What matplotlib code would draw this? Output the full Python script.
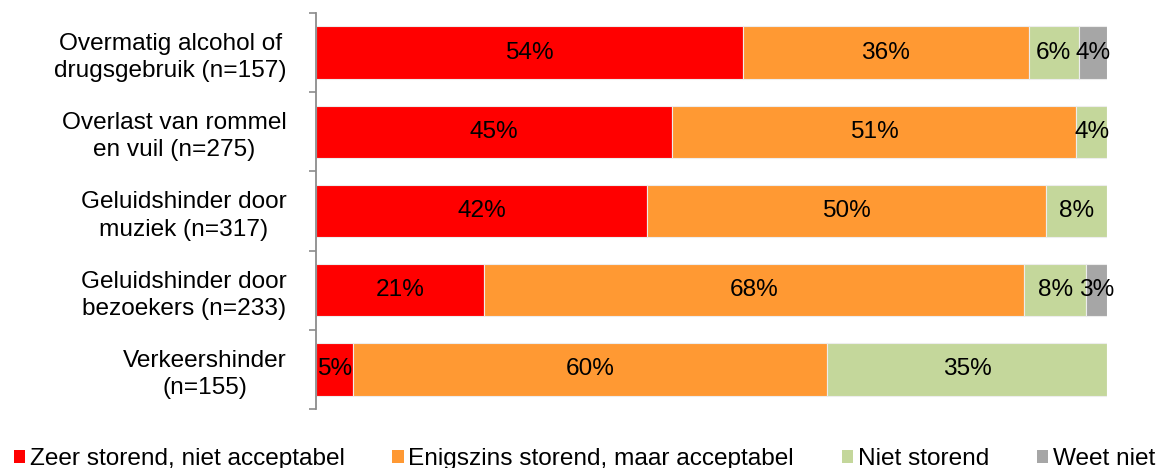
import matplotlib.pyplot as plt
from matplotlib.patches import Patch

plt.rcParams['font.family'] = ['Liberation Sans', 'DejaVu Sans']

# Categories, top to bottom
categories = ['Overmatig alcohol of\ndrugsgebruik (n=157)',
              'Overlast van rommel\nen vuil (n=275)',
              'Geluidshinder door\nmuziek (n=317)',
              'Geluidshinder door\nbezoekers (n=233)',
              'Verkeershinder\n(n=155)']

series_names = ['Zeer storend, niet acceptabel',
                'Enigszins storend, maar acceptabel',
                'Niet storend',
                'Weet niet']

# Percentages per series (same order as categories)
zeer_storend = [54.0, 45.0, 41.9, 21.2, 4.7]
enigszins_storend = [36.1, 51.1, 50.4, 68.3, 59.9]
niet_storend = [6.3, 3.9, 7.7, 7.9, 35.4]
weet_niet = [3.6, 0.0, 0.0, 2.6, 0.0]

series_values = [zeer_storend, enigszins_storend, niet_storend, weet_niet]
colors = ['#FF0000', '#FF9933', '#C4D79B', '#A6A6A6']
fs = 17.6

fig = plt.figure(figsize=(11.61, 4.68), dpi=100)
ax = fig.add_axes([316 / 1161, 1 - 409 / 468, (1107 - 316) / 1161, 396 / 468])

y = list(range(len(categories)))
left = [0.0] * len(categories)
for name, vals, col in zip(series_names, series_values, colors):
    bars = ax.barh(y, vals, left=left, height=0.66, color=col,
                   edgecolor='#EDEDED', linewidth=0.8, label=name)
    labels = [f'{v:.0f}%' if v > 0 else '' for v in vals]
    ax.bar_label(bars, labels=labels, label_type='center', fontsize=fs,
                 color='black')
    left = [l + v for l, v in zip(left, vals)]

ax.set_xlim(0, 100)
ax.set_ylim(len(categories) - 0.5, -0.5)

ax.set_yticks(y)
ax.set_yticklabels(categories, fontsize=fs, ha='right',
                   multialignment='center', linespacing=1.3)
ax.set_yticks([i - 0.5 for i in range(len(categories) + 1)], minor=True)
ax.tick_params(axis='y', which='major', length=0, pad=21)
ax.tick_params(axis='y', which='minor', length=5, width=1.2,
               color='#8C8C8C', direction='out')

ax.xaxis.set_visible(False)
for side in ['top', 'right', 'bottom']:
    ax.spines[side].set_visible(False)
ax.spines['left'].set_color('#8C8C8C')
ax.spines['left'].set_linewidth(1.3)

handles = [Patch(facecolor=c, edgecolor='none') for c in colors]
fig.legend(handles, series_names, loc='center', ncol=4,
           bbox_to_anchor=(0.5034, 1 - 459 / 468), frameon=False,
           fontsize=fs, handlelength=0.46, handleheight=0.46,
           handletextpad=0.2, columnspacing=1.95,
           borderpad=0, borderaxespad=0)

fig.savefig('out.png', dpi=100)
==
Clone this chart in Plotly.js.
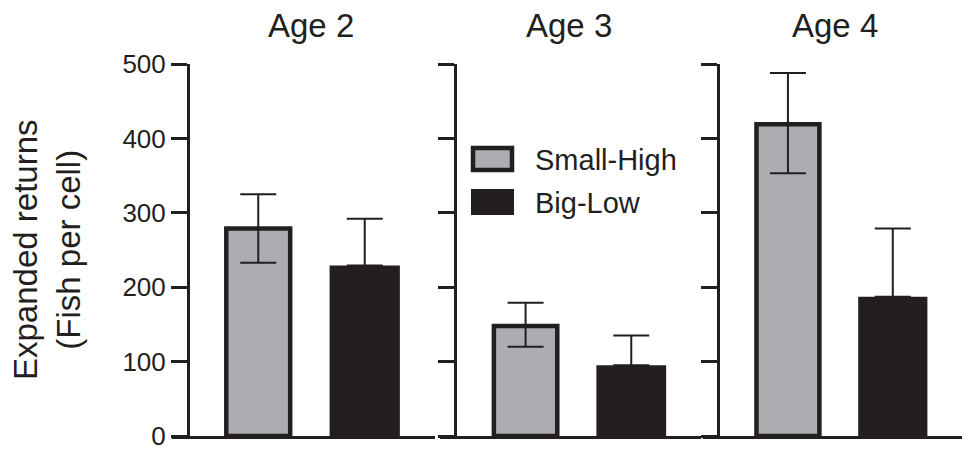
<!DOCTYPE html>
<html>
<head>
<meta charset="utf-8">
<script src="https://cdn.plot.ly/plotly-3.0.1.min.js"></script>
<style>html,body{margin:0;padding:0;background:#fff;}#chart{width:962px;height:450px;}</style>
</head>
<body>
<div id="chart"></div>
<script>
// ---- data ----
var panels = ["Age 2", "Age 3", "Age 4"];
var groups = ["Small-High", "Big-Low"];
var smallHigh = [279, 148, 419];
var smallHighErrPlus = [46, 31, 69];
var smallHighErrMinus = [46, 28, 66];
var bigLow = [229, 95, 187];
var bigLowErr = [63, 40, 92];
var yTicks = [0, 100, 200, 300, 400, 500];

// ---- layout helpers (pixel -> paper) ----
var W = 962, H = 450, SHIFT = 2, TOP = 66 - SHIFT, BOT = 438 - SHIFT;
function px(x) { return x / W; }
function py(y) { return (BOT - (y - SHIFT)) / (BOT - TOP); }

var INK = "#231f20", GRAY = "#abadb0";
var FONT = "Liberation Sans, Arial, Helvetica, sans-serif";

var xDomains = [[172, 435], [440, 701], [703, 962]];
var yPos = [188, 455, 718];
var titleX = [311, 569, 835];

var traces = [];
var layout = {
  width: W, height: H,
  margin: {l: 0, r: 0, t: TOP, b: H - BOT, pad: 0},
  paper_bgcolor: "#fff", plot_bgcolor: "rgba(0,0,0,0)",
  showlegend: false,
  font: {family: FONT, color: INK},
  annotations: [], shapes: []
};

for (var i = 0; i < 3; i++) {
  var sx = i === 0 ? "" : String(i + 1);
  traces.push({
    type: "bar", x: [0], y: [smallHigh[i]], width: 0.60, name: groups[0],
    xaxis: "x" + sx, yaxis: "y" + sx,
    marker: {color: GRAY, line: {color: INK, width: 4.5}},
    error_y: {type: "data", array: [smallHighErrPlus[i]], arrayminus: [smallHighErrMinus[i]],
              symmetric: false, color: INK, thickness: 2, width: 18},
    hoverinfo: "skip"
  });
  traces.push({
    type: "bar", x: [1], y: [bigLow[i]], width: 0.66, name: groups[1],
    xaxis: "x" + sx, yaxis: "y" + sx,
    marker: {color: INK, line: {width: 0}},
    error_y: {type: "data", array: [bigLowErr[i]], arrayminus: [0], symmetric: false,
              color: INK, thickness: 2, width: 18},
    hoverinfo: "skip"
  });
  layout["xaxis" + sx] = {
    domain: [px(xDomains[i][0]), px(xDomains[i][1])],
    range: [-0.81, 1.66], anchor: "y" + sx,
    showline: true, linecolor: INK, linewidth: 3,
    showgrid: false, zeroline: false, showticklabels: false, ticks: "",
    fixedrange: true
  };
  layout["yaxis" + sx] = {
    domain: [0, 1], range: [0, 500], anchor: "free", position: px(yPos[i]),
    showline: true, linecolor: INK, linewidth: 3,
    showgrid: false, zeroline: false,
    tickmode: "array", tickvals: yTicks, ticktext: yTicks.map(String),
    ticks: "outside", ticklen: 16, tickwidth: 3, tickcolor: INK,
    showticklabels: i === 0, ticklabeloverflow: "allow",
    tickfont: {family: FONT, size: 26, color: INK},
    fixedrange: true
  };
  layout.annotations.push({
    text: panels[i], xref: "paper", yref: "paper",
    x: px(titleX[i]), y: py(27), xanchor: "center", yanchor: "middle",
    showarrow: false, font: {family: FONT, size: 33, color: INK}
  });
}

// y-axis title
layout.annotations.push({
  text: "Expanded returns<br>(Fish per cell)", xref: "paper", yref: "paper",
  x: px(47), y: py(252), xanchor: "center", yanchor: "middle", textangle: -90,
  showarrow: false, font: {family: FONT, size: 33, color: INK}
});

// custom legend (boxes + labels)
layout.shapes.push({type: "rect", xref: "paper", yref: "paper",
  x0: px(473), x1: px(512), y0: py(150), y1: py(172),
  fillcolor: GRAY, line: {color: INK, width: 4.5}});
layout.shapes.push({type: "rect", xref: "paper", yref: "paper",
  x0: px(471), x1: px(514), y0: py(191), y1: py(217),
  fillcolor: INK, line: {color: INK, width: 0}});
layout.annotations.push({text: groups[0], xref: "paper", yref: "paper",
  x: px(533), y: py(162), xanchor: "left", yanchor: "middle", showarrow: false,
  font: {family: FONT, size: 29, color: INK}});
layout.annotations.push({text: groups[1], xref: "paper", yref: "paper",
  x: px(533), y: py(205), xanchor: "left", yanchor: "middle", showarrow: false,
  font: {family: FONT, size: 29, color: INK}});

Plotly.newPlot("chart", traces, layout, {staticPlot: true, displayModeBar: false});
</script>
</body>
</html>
==
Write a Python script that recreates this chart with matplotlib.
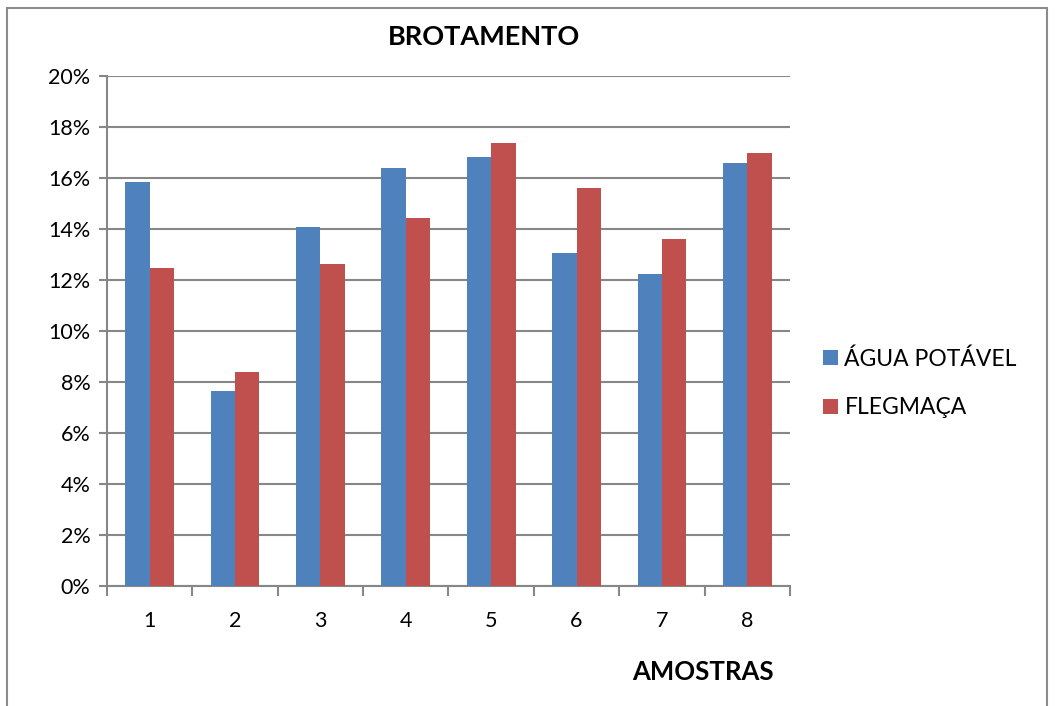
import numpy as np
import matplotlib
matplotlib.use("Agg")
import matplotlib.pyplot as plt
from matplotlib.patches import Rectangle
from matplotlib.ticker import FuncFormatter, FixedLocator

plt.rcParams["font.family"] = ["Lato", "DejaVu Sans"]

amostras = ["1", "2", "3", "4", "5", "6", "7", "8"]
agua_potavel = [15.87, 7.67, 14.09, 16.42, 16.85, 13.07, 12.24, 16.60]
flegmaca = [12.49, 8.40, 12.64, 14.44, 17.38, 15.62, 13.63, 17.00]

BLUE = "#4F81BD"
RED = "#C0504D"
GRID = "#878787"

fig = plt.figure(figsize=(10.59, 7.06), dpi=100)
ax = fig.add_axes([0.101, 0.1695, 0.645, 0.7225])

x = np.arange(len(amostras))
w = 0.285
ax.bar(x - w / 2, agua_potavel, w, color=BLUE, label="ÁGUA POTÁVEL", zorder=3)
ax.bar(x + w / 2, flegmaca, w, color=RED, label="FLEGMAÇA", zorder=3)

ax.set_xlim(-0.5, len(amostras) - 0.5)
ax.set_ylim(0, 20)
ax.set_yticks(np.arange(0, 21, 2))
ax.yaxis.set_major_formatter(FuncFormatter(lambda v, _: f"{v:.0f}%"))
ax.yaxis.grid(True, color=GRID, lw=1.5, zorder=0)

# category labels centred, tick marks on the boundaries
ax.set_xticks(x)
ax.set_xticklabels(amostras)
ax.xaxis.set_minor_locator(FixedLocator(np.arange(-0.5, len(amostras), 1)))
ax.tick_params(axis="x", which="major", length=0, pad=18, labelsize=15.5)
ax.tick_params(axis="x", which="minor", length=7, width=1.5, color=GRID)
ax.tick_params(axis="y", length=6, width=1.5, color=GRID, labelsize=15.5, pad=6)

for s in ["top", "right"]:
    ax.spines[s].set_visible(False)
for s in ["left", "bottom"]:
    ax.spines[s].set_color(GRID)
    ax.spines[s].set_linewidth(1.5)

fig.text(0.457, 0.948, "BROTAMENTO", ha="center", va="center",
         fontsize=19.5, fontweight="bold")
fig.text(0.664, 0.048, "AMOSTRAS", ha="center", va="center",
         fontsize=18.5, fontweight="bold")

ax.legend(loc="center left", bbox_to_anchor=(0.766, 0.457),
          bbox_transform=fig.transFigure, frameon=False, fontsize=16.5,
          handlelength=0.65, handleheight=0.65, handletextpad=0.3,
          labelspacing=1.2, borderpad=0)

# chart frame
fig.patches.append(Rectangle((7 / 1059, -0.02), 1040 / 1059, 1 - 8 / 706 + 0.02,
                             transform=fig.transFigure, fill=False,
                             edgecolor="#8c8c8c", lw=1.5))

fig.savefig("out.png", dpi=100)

WHAT YOU SHOULD DO>
Your job is to reproduce the lines from the one with "What matplotlib code" through the one with "ax.set_ylim(len(categories) - 0.5, -0.5)", both kept, exactly as they are. Leave out the pictures.

THE RESULT>
What matplotlib code would draw this? Output the full Python script.
import matplotlib.pyplot as plt
from matplotlib.patches import Patch

plt.rcParams['font.family'] = ['Liberation Sans', 'DejaVu Sans']

# Categories, top to bottom
categories = ['Overmatig alcohol of\ndrugsgebruik (n=157)',
              'Overlast van rommel\nen vuil (n=275)',
              'Geluidshinder door\nmuziek (n=317)',
              'Geluidshinder door\nbezoekers (n=233)',
              'Verkeershinder\n(n=155)']

series_names = ['Zeer storend, niet acceptabel',
                'Enigszins storend, maar acceptabel',
                'Niet storend',
                'Weet niet']

# Percentages per series (same order as categories)
zeer_storend = [54.0, 45.0, 41.9, 21.2, 4.7]
enigszins_storend = [36.1, 51.1, 50.4, 68.3, 59.9]
niet_storend = [6.3, 3.9, 7.7, 7.9, 35.4]
weet_niet = [3.6, 0.0, 0.0, 2.6, 0.0]

series_values = [zeer_storend, enigszins_storend, niet_storend, weet_niet]
colors = ['#FF0000', '#FF9933', '#C4D79B', '#A6A6A6']
fs = 17.6

fig = plt.figure(figsize=(11.61, 4.68), dpi=100)
ax = fig.add_axes([316 / 1161, 1 - 409 / 468, (1107 - 316) / 1161, 396 / 468])

y = list(range(len(categories)))
left = [0.0] * len(categories)
for name, vals, col in zip(series_names, series_values, colors):
    bars = ax.barh(y, vals, left=left, height=0.66, color=col,
                   edgecolor='#EDEDED', linewidth=0.8, label=name)
    labels = [f'{v:.0f}%' if v > 0 else '' for v in vals]
    ax.bar_label(bars, labels=labels, label_type='center', fontsize=fs,
                 color='black')
    left = [l + v for l, v in zip(left, vals)]

ax.set_xlim(0, 100)
ax.set_ylim(len(categories) - 0.5, -0.5)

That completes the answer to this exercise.